Friday, February 29, 2008

When systems fall apart


Not the exact scene of carnage I witnessed yesterday morning but not far off. Someone in the studio had been working for days, alone, on some really old design that had been abandoned well before preproduction even began.

How this happened at all is baffling but the big deal is why it wasn't caught.

There is a production manager person in here who is meant to make sure that everyone has what they need, is kept up to date and should know who is doing what at any given moment. So it's hard to blame the person who was actually working away on stuff that is totally unusable.

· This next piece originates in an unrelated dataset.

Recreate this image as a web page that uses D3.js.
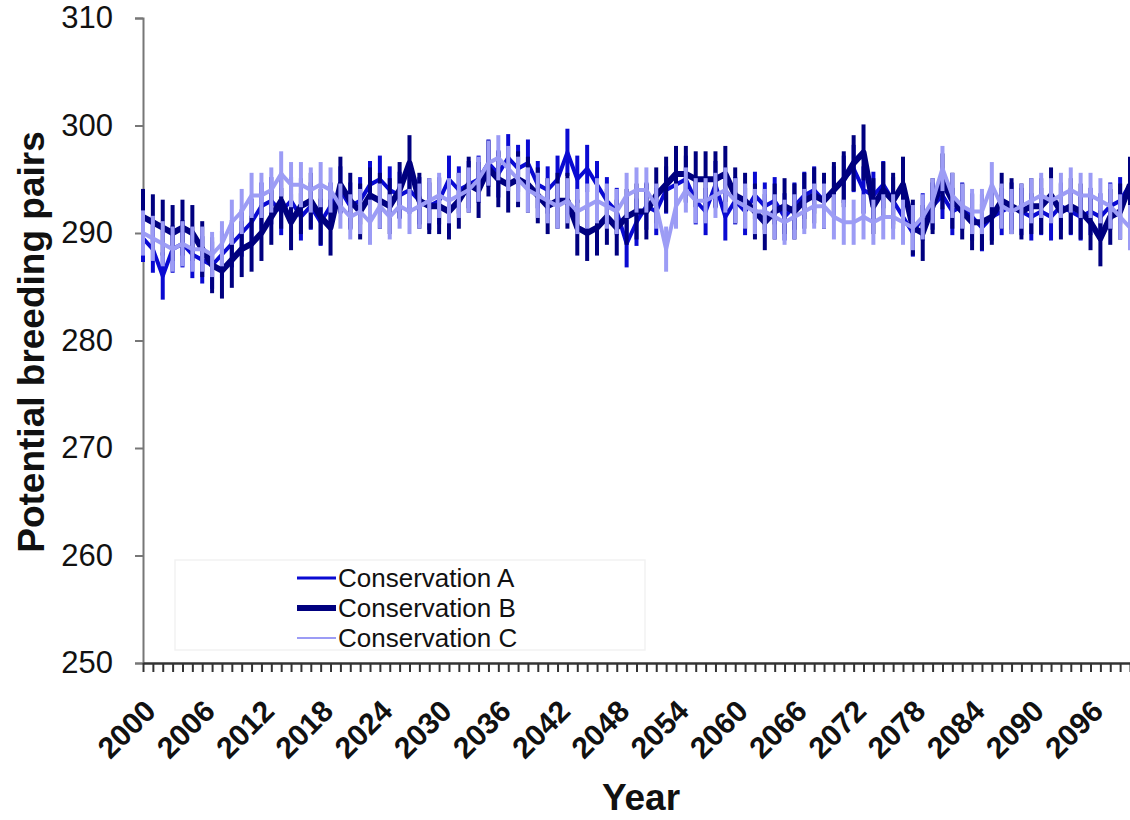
<!DOCTYPE html>
<html>
<head>
<meta charset="utf-8">
<script src="https://cdn.jsdelivr.net/npm/d3@7"></script>
<style>
  body { margin: 0; background: #fff; }
  svg { display: block; font-family: "Liberation Sans", Arial, sans-serif; }
</style>
</head>
<body>
<svg id="chart" width="1130" height="820"></svg>
<script>
// years on the category axis
const years = d3.range(2000, 2101)

// potential breeding pairs, one value per year
const consA = [
  289.5, 288.5, 286.0, 288.5, 289.0, 288.0, 287.5, 287.0, 288.0, 289.0,
  290.0, 291.0, 292.5, 293.0, 292.0, 293.0, 291.5, 292.5, 291.0, 292.5,
  294.0, 292.5, 293.0, 294.5, 295.0, 294.0, 293.5, 294.0, 293.0, 292.5,
  293.0, 295.0, 294.0, 294.5, 295.0, 296.5, 295.5, 297.0, 296.0, 296.5,
  294.5, 294.0, 295.0, 297.5, 295.0, 296.0, 294.5, 293.0, 292.0, 289.0,
  291.0, 292.5, 292.0, 294.0, 294.5, 295.0, 293.0, 292.0, 294.5, 291.5,
  293.0, 292.0, 293.5, 292.5, 293.0, 291.5, 292.5, 293.5, 294.0, 293.0,
  294.0, 295.0, 296.0, 294.0, 293.5, 294.5, 293.0, 291.5, 290.0, 291.5,
  292.5, 293.5, 292.0, 292.5, 291.5, 290.5, 291.5, 292.0, 292.5, 292.0,
  291.5, 292.0, 291.5, 292.5, 292.0, 291.5, 292.0, 291.5, 292.5, 293.0,
  294.5
]
const consB = [
  291.5, 291.0, 290.5, 290.0, 290.5, 290.0, 288.5, 287.0, 286.5, 287.5,
  288.5, 289.0, 290.0, 291.5, 293.0, 291.0, 292.5, 293.0, 291.5, 290.5,
  294.5, 293.0, 292.0, 293.5, 293.0, 292.5, 294.0, 296.5, 293.0, 292.5,
  292.5, 292.0, 293.0, 294.5, 294.0, 296.0, 295.0, 294.5, 295.0, 294.5,
  293.5, 292.5, 293.0, 293.0, 290.5, 290.0, 290.5, 291.5, 290.5, 291.5,
  292.0, 292.0, 293.5, 294.5, 295.5, 295.5, 295.0, 295.0, 295.0, 295.5,
  293.5, 293.0, 292.0, 291.0, 292.0, 292.5, 292.0, 293.0, 293.5, 293.0,
  294.0, 295.0, 296.5, 297.5, 292.5, 294.0, 293.0, 294.5, 290.5, 290.0,
  292.5, 294.8, 293.0, 292.0, 291.0, 291.0, 291.5, 293.0, 292.5, 292.0,
  292.5, 292.5, 293.5, 292.0, 292.5, 292.0, 291.0, 289.5, 291.5, 292.0,
  294.5
]
const consC = [
  290.0, 289.5, 289.0, 288.5, 289.0, 288.5, 288.5, 288.0, 289.0, 291.0,
  292.0, 293.5, 293.5, 294.0, 295.5, 294.5, 294.5, 294.0, 294.5, 294.0,
  292.5, 291.5, 292.0, 291.0, 292.5, 291.5, 292.5, 292.0, 292.5, 293.0,
  293.5, 293.0, 293.5, 294.0, 295.0, 296.5, 297.0, 296.0, 295.0, 294.0,
  293.5, 293.0, 292.5, 293.0, 292.0, 292.5, 293.0, 292.5, 292.0, 293.5,
  294.0, 294.0, 292.5, 288.5, 292.5, 294.0, 293.0, 293.0, 293.5, 294.0,
  293.0, 292.5, 292.0, 292.0, 291.5, 291.0, 291.5, 292.0, 292.5, 292.5,
  291.5, 291.0, 291.0, 291.5, 291.0, 291.5, 291.5, 291.0, 290.5, 291.5,
  293.0, 296.0, 293.5, 292.5, 292.0, 292.0, 294.5, 292.5, 292.0, 292.5,
  293.0, 293.5, 293.0, 293.5, 294.0, 293.5, 293.5, 293.0, 292.5, 291.5,
  290.5
]
// typical half-length of the error bars per series
const errHalf = [2.2, 2.6, 2.1]

const seriesNames = ['Conservation A', 'Conservation B', 'Conservation C']
const seriesValues = [consA, consB, consC]
const seriesColors = ['#0a0ad2', '#00007f', '#9c9cf5']
const lineWidths = [4, 6, 4]
const legendWidths = [3, 6, 2]

const yTicks = [250, 260, 270, 280, 290, 300, 310]
const xLabelYears = d3.range(2000, 2100, 6)

const svg = d3.select('#chart')
const margin = {left: 143, right: 1130, top: 18, bottom: 663}

const x = d3.scaleLinear().domain([2000, 2100]).range([margin.left, margin.right])
const y = d3.scaleLinear().domain([250, 310]).range([margin.bottom, margin.top])

// y axis
const yAxis = svg.append('g')
    .attr('transform', 'translate(' + margin.left + ',0)')
    .call(d3.axisLeft(y).tickValues(yTicks).tickSize(8).tickPadding(22).tickFormat(d3.format('d')))
yAxis.select('.domain').attr('stroke', '#777').attr('stroke-width', 2)
yAxis.selectAll('.tick line').attr('stroke', '#777').attr('stroke-width', 2)
yAxis.selectAll('.tick text')
    .attr('font-size', 31)
    .attr('fill', '#111')
    .style('font-family', '"Liberation Sans", Arial, sans-serif')

// x axis, one tick per year, label every 6 years
const xAxis = svg.append('g')
    .attr('transform', 'translate(0,' + margin.bottom + ')')
    .call(d3.axisBottom(x).tickValues(years).tickSize(9).tickSizeOuter(0)
        .tickFormat(d => xLabelYears.includes(d) ? String(d) : ''))
xAxis.select('.domain').attr('stroke', '#333').attr('stroke-width', 2.5)
xAxis.selectAll('.tick line').attr('stroke', '#333').attr('stroke-width', 2)
xAxis.selectAll('.tick text')
    .attr('font-size', 30)
    .attr('font-weight', 'bold')
    .attr('fill', '#111')
    .style('font-family', '"Liberation Sans", Arial, sans-serif')
    .attr('text-anchor', 'end')
    .attr('dy', 0)
    .attr('y', 0)
    .attr('transform', 'translate(14,50) rotate(-45)')

// axis titles
svg.append('text')
    .attr('transform', 'translate(44,342) rotate(-90)')
    .attr('text-anchor', 'middle')
    .attr('font-size', 37)
    .attr('font-weight', 'bold')
    .attr('fill', '#111')
    .text('Potential breeding pairs')

svg.append('text')
    .attr('x', 641)
    .attr('y', 810)
    .attr('text-anchor', 'middle')
    .attr('font-size', 37)
    .attr('font-weight', 'bold')
    .attr('fill', '#111')
    .text('Year')

// series: error bars then line
const plot = svg.append('g')
const line = d3.line()
    .x((d, i) => x(years[i]))
    .y(d => y(d))

seriesValues.forEach((vals, s) => {
    const g = plot.append('g').attr('class', 'series-' + s)
    g.selectAll('line.err')
        .data(vals)
        .enter()
        .append('line')
        .attr('class', 'err')
        .attr('x1', (d, i) => x(years[i]))
        .attr('x2', (d, i) => x(years[i]))
        .attr('y1', d => y(d - errHalf[s]))
        .attr('y2', d => y(d + errHalf[s]))
        .attr('stroke', seriesColors[s])
        .attr('stroke-width', 4)
    g.append('path')
        .datum(vals)
        .attr('d', line)
        .attr('fill', 'none')
        .attr('stroke', seriesColors[s])
        .attr('stroke-width', lineWidths[s])
        .attr('stroke-linejoin', 'round')
})

// legend
const legend = svg.append('g')
legend.append('rect')
    .attr('x', 175).attr('y', 560)
    .attr('width', 470).attr('height', 90)
    .attr('fill', '#fff')
    .attr('stroke', '#f2f2f2')
    .attr('stroke-width', 1.5)

seriesNames.forEach((name, s) => {
    const ly = 578 + s * 30
    legend.append('line')
        .attr('x1', 297).attr('x2', 336)
        .attr('y1', ly).attr('y2', ly)
        .attr('stroke', seriesColors[s])
        .attr('stroke-width', legendWidths[s])
    legend.append('text')
        .attr('x', 338)
        .attr('y', ly)
        .attr('dy', '0.36em')
        .attr('font-size', 26)
        .attr('fill', '#111')
        .text(name)
})
</script>
</body>
</html>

The system broke down.

It's quite a costly error because other animators were waiting for the work that was actually supposed to be done.

It brings home just how isolated people can be in a studio full of people. I remember thinking that myself when I started way back in the old days. It was just me and my scene. I felt totally disconnected from the process and had no idea what anyone else was doing. The director should be on top of things, as should the producer, but when they are getting fed information from someone who has lost track of the system, they have no real way of knowing until the work comes in incorrect.

Or someone comes in early and spots the drawings on a desk.

2 comments:

Mitch L said...

Thanks for telling all this. I find it interesting.

Why are the people so isolated from each other? Don't they talk with each other about there work? Do they rely to much on the production manager?

I wish I could work in a team full of animators. Sharing ideas and thoughs sounds nice.

Bitter Animator said...

It is odd, Mitch. Now I don't know if it happens in every studio but in the ones I've been in, animators often seem to isolate themselves.

I mean, they'll chat and have fun and will often talk about animation, but rarely about what they are actually working on. Often the director has to gather people around to show who is doing what and if he doesn't do that nobody would ever know. It seems, when it comes to work, people just fall into a habit of keeping to themselves.

It doesn't make much sense as they could all get great advice and help from each other.

But I was the same when I started. I bugged the lead animator to get him to help me with my scenes but I didn't know what anyone else was doing. I was totally engrossed in my own scene.

So, if you're doing something wrong, you could be working on it for days before you find out. But the production manager (or equivalent position) should be checking up on what you're doing.